**PROMPT:** Give back exactly the lines from the beginning of the listing below to the line holding "33], [-72, 2]];", both ends included; the pictures stay out.
....
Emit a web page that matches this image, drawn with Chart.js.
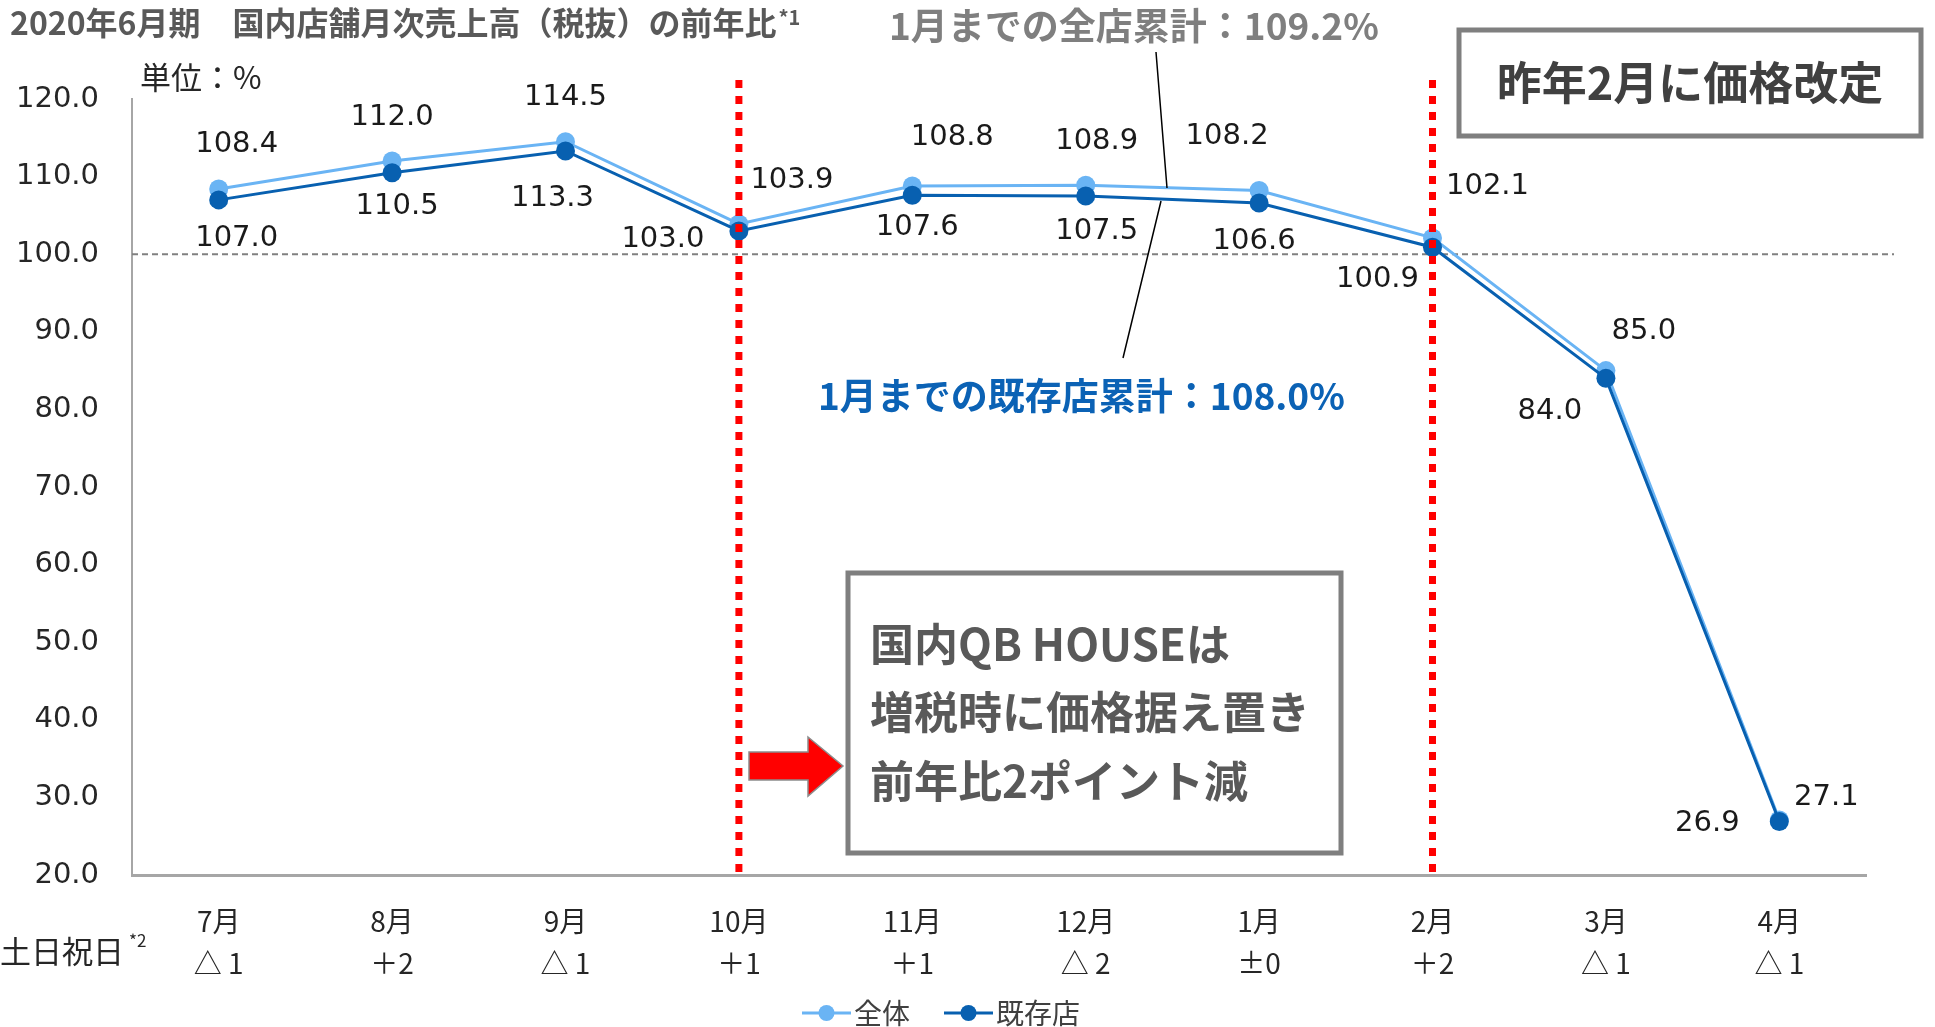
<!DOCTYPE html>
<html lang="ja">
<head>
<meta charset="utf-8">
<title>国内店舗月次売上高（税抜）の前年比</title>
<script src="https://cdn.jsdelivr.net/npm/chart.js@4/dist/chart.umd.min.js"></script>
<style>
    html, body { margin: 0; padding: 0; background: #fff; }
    #wrap { position: relative; width: 1935px; height: 1027px; }
</style>
</head>
<body>
<div id="wrap"><canvas id="chart" width="1935" height="1027"></canvas></div>
<script>
// ---------------------------------------------------------------------------
// DATA
// ---------------------------------------------------------------------------

const MONTHS          = ['7月', '8月', '9月', '10月', '11月', '12月', '1月', '2月', '3月', '4月'];
const WEEKEND_DIFF    = ['△ 1', '＋2', '△ 1', '＋1', '＋1', '△ 2', '±0', '＋2', '△ 1', '△ 1'];
const ALL_STORES      = [108.4, 112.0, 114.5, 103.9, 108.8, 108.9, 108.2, 102.1, 85.0, 27.1];
const EXISTING_STORES = [107.0, 110.5, 113.3, 103.0, 107.6, 107.5, 106.6, 100.9, 84.0, 26.9];
const Y_MIN  = 20;
const Y_MAX  = 120;
const Y_STEP = 10;
const BASELINE       = 100;
const MARKED_MONTHS  = ['10月', '2月'];

// ---------------------------------------------------------------------------
// STYLE
// ---------------------------------------------------------------------------

const COLOR_ALL      = '#6ab4f4';
const COLOR_EXISTING = '#0860b0';
const FONT_NUM = '"DejaVu Sans", Verdana, sans-serif';
const FONT_JP  = '"Noto Sans CJK JP", "Noto Sans", sans-serif';

// label offsets from each point, in px
const OFFSET_ALL      = [[18, -45], [0, -44], [0, -44], [53, -43], [40, -48], [11, -44], [-32, -54], [55, -51], [38, -39], [47, -22]];
const OFFSET_EXISTING = [[18, 39], [5, 34], [-13, 47], [-76, 9], [5, 32], [11, 35], [-5, 38], [-55, 32], [-56, 33], [-72, 2]];

// ---------------------------------------------------------------------------
// DRAWING HELPERS
// ---------------------------------------------------------------------------

function text(ctx, str, x, y, font, color, align = 'left') {
    ctx.font = font;
    ctx.fillStyle = color;
    ctx.textAlign = align;
    ctx.textBaseline = 'middle';
    ctx.fillText(str, x, y);
}

function box(ctx, x, y, w, h) {
    ctx.fillStyle = '#ffffff';
    ctx.fillRect(x, y, w, h);
    ctx.strokeStyle = '#7f7f7f';
    ctx.lineWidth = 5;
    ctx.strokeRect(x, y, w, h);
}

const overlay = {
    id: 'overlay',
    beforeDatasetsDraw(chart) {
        const { ctx, scales: { y }, chartArea } = chart;
        const py = y.getPixelForValue(BASELINE);
        ctx.save();
        ctx.strokeStyle = '#808080';
        ctx.lineWidth = 2;
        ctx.setLineDash([6, 4]);
        ctx.beginPath();
        ctx.moveTo(chartArea.left, py);
        ctx.lineTo(chartArea.right + 28, py);
        ctx.stroke();
        ctx.restore();
    },
    afterDatasetsDraw(chart) {
        const { ctx, scales: { x }, chartArea } = chart;
        ctx.save();

        // red dotted markers
        ctx.strokeStyle = '#ff0000';
        ctx.lineWidth = 7;
        ctx.setLineDash([8, 8]);
        MARKED_MONTHS.forEach(m => {
            const px = x.getPixelForValue(MONTHS.indexOf(m));
            ctx.beginPath();
            ctx.moveTo(px, 80);
            ctx.lineTo(px, chartArea.bottom);
            ctx.stroke();
        });
        ctx.setLineDash([]);

        // point labels
        const offsets = { '全体': OFFSET_ALL, '既存店': OFFSET_EXISTING };
        chart.data.datasets.forEach((ds, di) => {
            const meta = chart.getDatasetMeta(di);
            meta.data.forEach((pt, i) => {
                const [dx, dy] = offsets[ds.label][i];
                text(ctx, ds.data[i].toFixed(1), pt.x + dx, pt.y + dy, `29px ${FONT_NUM}`, '#1a1a1a', 'center');
            });
        });

        // leader lines
        ctx.strokeStyle = '#000000';
        ctx.lineWidth = 1.5;
        ctx.beginPath();
        ctx.moveTo(1156, 52);
        ctx.lineTo(1167, 188);
        ctx.moveTo(1161, 201);
        ctx.lineTo(1123, 358);
        ctx.stroke();

        // annotations
        text(ctx, '1月までの全店累計：109.2%', 889, 26, `bold 37px ${FONT_JP}`, '#7f7f7f');
        text(ctx, '1月までの既存店累計：108.0%', 818, 396, `bold 37px ${FONT_JP}`, '#0b62b5');

        box(ctx, 1459, 30, 462, 106);
        text(ctx, '昨年2月に価格改定', 1690, 83, `bold 45px ${FONT_JP}`, '#404040', 'center');

        box(ctx, 848, 573, 493, 280);
        ['国内QB HOUSEは', '増税時に価格据え置き', '前年比2ポイント減'].forEach((line, i) => {
            text(ctx, line, 870, 644 + i * 68.5, `bold 44px ${FONT_JP}`, '#595959');
        });

        // red arrow
        ctx.fillStyle = '#ff0000';
        ctx.strokeStyle = '#8c8c8c';
        ctx.lineWidth = 1.5;
        ctx.beginPath();
        ctx.moveTo(749, 752);
        ctx.lineTo(808, 752);
        ctx.lineTo(808, 737);
        ctx.lineTo(843, 766);
        ctx.lineTo(808, 796);
        ctx.lineTo(808, 780);
        ctx.lineTo(749, 780);
        ctx.closePath();
        ctx.fill();
        ctx.stroke();

        ctx.restore();
    },
    afterDraw(chart) {
        const { ctx } = chart;
        ctx.save();

        // title
        const title = '2020年6月期　国内店舗月次売上高（税抜）の前年比';
        text(ctx, title, 10, 23, `bold 32px ${FONT_JP}`, '#595959');
        const tw = ctx.measureText(title).width;
        text(ctx, '*1', 12 + tw, 17, `bold 20px ${FONT_JP}`, '#595959');

        text(ctx, '単位：%', 140, 77, `31px ${FONT_JP}`, '#262626');

        // row header under the axis
        text(ctx, '土日祝日', 0, 951, `31px ${FONT_JP}`, '#262626');
        text(ctx, '*2', 129, 941, `17px ${FONT_JP}`, '#262626');

        // legend
        const items = [
            { label: '全体',   color: COLOR_ALL,      x: 802 },
            { label: '既存店', color: COLOR_EXISTING, x: 944 },
        ];
        items.forEach(it => {
            ctx.strokeStyle = it.color;
            ctx.lineWidth = 3;
            ctx.beginPath();
            ctx.moveTo(it.x, 1013);
            ctx.lineTo(it.x + 49, 1013);
            ctx.stroke();
            ctx.fillStyle = it.color;
            ctx.beginPath();
            ctx.arc(it.x + 24.5, 1013, 8, 0, Math.PI * 2);
            ctx.fill();
            text(ctx, it.label, it.x + 52, 1013, `28px ${FONT_JP}`, '#404040');
        });

        ctx.restore();
    },
};

// ---------------------------------------------------------------------------
// CHART
// ---------------------------------------------------------------------------

function lineDataset(label, data, color, order) {
    return {
        label,
        data,
        order,
        borderColor:          color,
        backgroundColor:      color,
        pointBackgroundColor: color,
        pointBorderColor:     color,
        pointRadius:          9.5,
        pointBorderWidth:     0,
        borderWidth:          3,
        tension:              0,
    };
}

new Chart(document.getElementById('chart'), {
    type: 'line',
    data: {
        labels: MONTHS.map((m, i) => [m, WEEKEND_DIFF[i]]),
        datasets: [
            lineDataset('全体',   ALL_STORES,      COLOR_ALL,      2),
            lineDataset('既存店', EXISTING_STORES, COLOR_EXISTING, 1),
        ],
    },
    options: {
        responsive: false,
        animation:  false,
        layout: { padding: { top: 99, right: 69, left: 0, bottom: 0 } },
        plugins: {
            legend:  { display: false },
            tooltip: { enabled: false },
        },
        scales: {
            x: {
                offset: true,
                grid:   { display: false, drawTicks: false },
                border: { color: '#a6a6a6', width: 3 },
                ticks:  {
                    font:    { family: FONT_JP, size: 28, lineHeight: 1.5 },
                    color:   '#262626',
                    padding: 25,
                    maxRotation: 0,
                    autoSkip: false,
                },
                afterFit(scale) { scale.height = 152; },
            },
            y: {
                min: Y_MIN,
                max: Y_MAX,
                grid:   { display: false, drawTicks: false },
                border: { color: '#a6a6a6', width: 2 },
                ticks:  {
                    stepSize: Y_STEP,
                    font:     { family: FONT_NUM, size: 29 },
                    color:    '#262626',
                    padding:  33,
                    callback: v => v.toFixed(1),
                },
                afterFit(scale) { scale.width = 132; },
            },
        },
    },
    plugins: [overlay],
});
</script>
</body>
</html>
....
**CORRECT ANSWER:**
Emit a web page that matches this image, drawn with Chart.js.
<!DOCTYPE html>
<html lang="ja">
<head>
<meta charset="utf-8">
<title>国内店舗月次売上高（税抜）の前年比</title>
<script src="https://cdn.jsdelivr.net/npm/chart.js@4/dist/chart.umd.min.js"></script>
<style>
    html, body { margin: 0; padding: 0; background: #fff; }
    #wrap { position: relative; width: 1935px; height: 1027px; }
</style>
</head>
<body>
<div id="wrap"><canvas id="chart" width="1935" height="1027"></canvas></div>
<script>
// ---------------------------------------------------------------------------
// DATA
// ---------------------------------------------------------------------------

const MONTHS          = ['7月', '8月', '9月', '10月', '11月', '12月', '1月', '2月', '3月', '4月'];
const WEEKEND_DIFF    = ['△ 1', '＋2', '△ 1', '＋1', '＋1', '△ 2', '±0', '＋2', '△ 1', '△ 1'];
const ALL_STORES      = [108.4, 112.0, 114.5, 103.9, 108.8, 108.9, 108.2, 102.1, 85.0, 27.1];
const EXISTING_STORES = [107.0, 110.5, 113.3, 103.0, 107.6, 107.5, 106.6, 100.9, 84.0, 26.9];
const Y_MIN  = 20;
const Y_MAX  = 120;
const Y_STEP = 10;
const BASELINE       = 100;
const MARKED_MONTHS  = ['10月', '2月'];

// ---------------------------------------------------------------------------
// STYLE
// ---------------------------------------------------------------------------

const COLOR_ALL      = '#6ab4f4';
const COLOR_EXISTING = '#0860b0';
const FONT_NUM = '"DejaVu Sans", Verdana, sans-serif';
const FONT_JP  = '"Noto Sans CJK JP", "Noto Sans", sans-serif';

// label offsets from each point, in px
const OFFSET_ALL      = [[18, -45], [0, -44], [0, -44], [53, -43], [40, -48], [11, -44], [-32, -54], [55, -51], [38, -39], [47, -22]];
const OFFSET_EXISTING = [[18, 39], [5, 34], [-13, 47], [-76, 9], [5, 32], [11, 35], [-5, 38], [-55, 32], [-56, 33], [-72, 2]];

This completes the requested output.